***** The input

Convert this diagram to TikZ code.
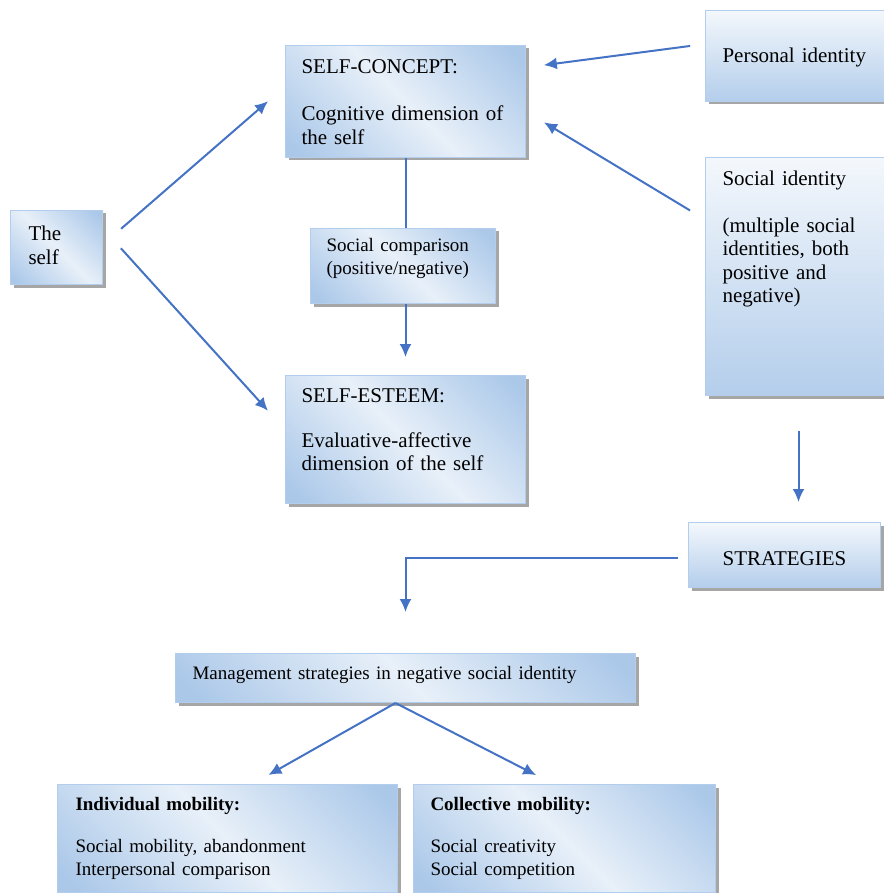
\documentclass[tikz,border=0pt]{standalone}
\usepackage{fontspec}
\setmainfont{Liberation Serif}
\usepackage{xcolor}
\usepackage{tikz}
\usetikzlibrary{arrows.meta,shadows}
\definecolor{boxblue}{HTML}{ABC8E9}
\definecolor{boxlight}{HTML}{E8F0F9}
\definecolor{boxedge}{HTML}{B3CEEC}
\definecolor{arrowblue}{HTML}{4472C4}
\pgfdeclarehorizontalshading{glow}{100bp}{color(0bp)=(boxblue); color(18bp)=(boxblue);
    color(50bp)=(boxlight); color(82bp)=(boxblue); color(100bp)=(boxblue)}
\tikzstyle{block} = [rectangle, draw=boxedge, line width=1pt, shading=glow, shading angle=45,
    drop shadow={shadow xshift=3pt, shadow yshift=-3pt, fill=black!35, opacity=1},
    anchor=north west, align=left, inner xsep=16pt, inner ysep=0pt,
    font=\fontsize{21}{23.5}\selectfont]
\tikzstyle{smallblock} = [block, font=\fontsize{19}{23}\selectfont]
\tikzstyle{sideblock} = [block, top color=boxlight!50!white, bottom color=boxblue!90!white]
\tikzstyle{arrow} = [draw=arrowblue, -{Latex[length=13pt,width=12pt]}, line width=2pt]
\tikzstyle{line} = [draw=arrowblue, line width=2pt]

\begin{document}
\begin{tikzpicture}[x=1pt, y=-1pt]
  \useasboundingbox (0,0) rectangle (883,893);
  % Place nodes
  \node [block, inner xsep=18pt, text width=56pt, text height=30pt, text depth=44pt] (self) at (10,210) {The\\self};
  \node [block, text width=208pt, text height=28pt, text depth=84pt] (concept) at (285,45) {SELF-CONCEPT:\\[24pt]Cognitive dimension of\\the self};
  \node [smallblock, text width=153pt, text height=23pt, text depth=52pt] (comparison) at (310,228) {Social comparison\\(positive/negative)};
  \node [block, text width=208pt, text height=27pt, text depth=101pt] (esteem) at (285,375) {SELF-ESTEEM:\\[21pt]Evaluative-affective\\dimension of the self};

  \node [sideblock, inner xsep=17pt, text width=152pt, text height=52pt, text depth=39pt] (personal) at (705,10) {Personal identity};
  \node [sideblock, inner xsep=17pt, text width=152pt, text height=28pt, text depth=210pt] (socialid) at (705,157) {Social identity\\[23.5pt](multiple social\\identities, both\\positive and\\negative)};
  \node [sideblock, align=center, text width=160pt, text height=43pt, text depth=22pt] (strategies) at (688,522) {STRATEGIES};

  \node [smallblock, inner xsep=17pt, text width=426pt, text height=26pt, text depth=23pt] (management) at (175,653) {Management strategies in negative social identity};
  \node [smallblock, inner xsep=18pt, text width=304pt, text height=26pt, text depth=82pt] (individual) at (57,784) {\textbf{Individual mobility:}\\[19pt]Social mobility, abandonment\\Interpersonal comparison};
  \node [smallblock, inner xsep=17pt, text width=268pt, text height=26pt, text depth=82pt] (collective) at (413,784) {\textbf{Collective mobility:}\\[19pt]Social creativity\\Social competition};

  % Connectors
  \path [arrow, shorten <=24pt, shorten >=22.5pt] ([yshift=3pt]self.east) -- ([yshift=15pt]concept.west);
  \path [arrow, shorten <=26.7pt, shorten >=25.3pt] ([yshift=19pt]self.east) -- ([yshift=10pt]esteem.west);
  \path [arrow, shorten <=15pt, shorten >=18pt] ([yshift=12pt]personal.west) -- ([yshift=34pt]concept.east);
  \path [arrow, shorten <=17.5pt, shorten >=21pt] ([yshift=57pt]socialid.west) -- ([yshift=-10pt]concept.east);
  \path [line] (concept.south) -- (concept.south |- comparison.north);
  \path [arrow, shorten >=18pt] (concept.south |- comparison.south) -- (concept.south |- esteem.north);
  \path [arrow, shorten <=35pt, shorten >=20pt] (socialid.south) -- (strategies.north -| socialid.south);
  \path [arrow, shorten <=10pt, shorten >=41pt] ([yshift=-3pt]strategies.west) -| (management.north);
  \path [arrow, shorten >=18.3pt] ([xshift=-10pt]management.south) -- ([xshift=25pt]individual.north);
  \path [arrow, shorten >=19.5pt] ([xshift=-10pt]management.south) -- ([xshift=-11pt]collective.north);
\end{tikzpicture}
\end{document}
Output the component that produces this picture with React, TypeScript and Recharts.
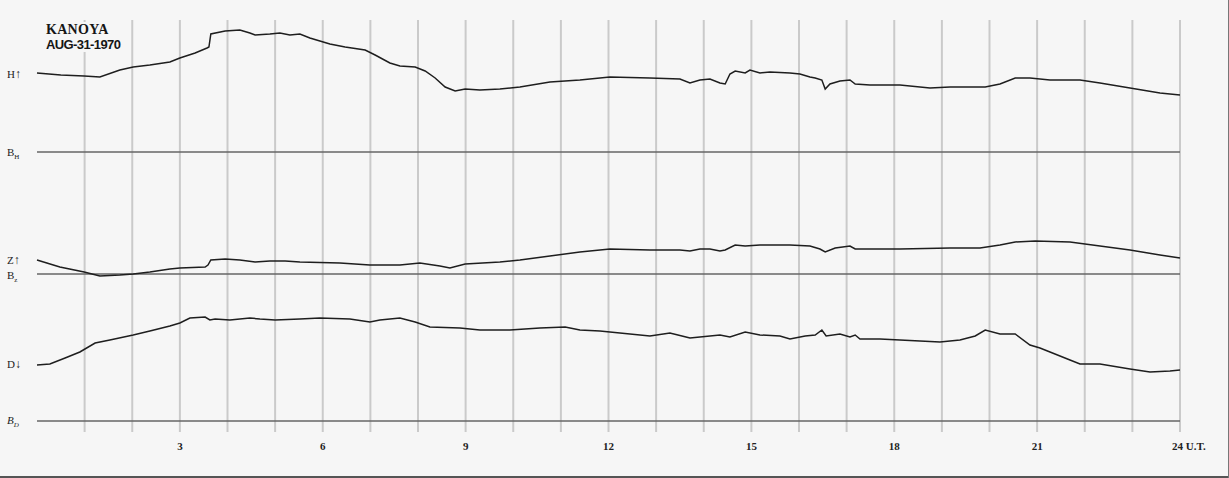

**********

[Description of the task]
Check each line of the records for the word "this" and extract those that contain it.

[Task result]
Convert this diagram to TikZ code.
Output the component that produces this picture with React, TypeScript and Recharts.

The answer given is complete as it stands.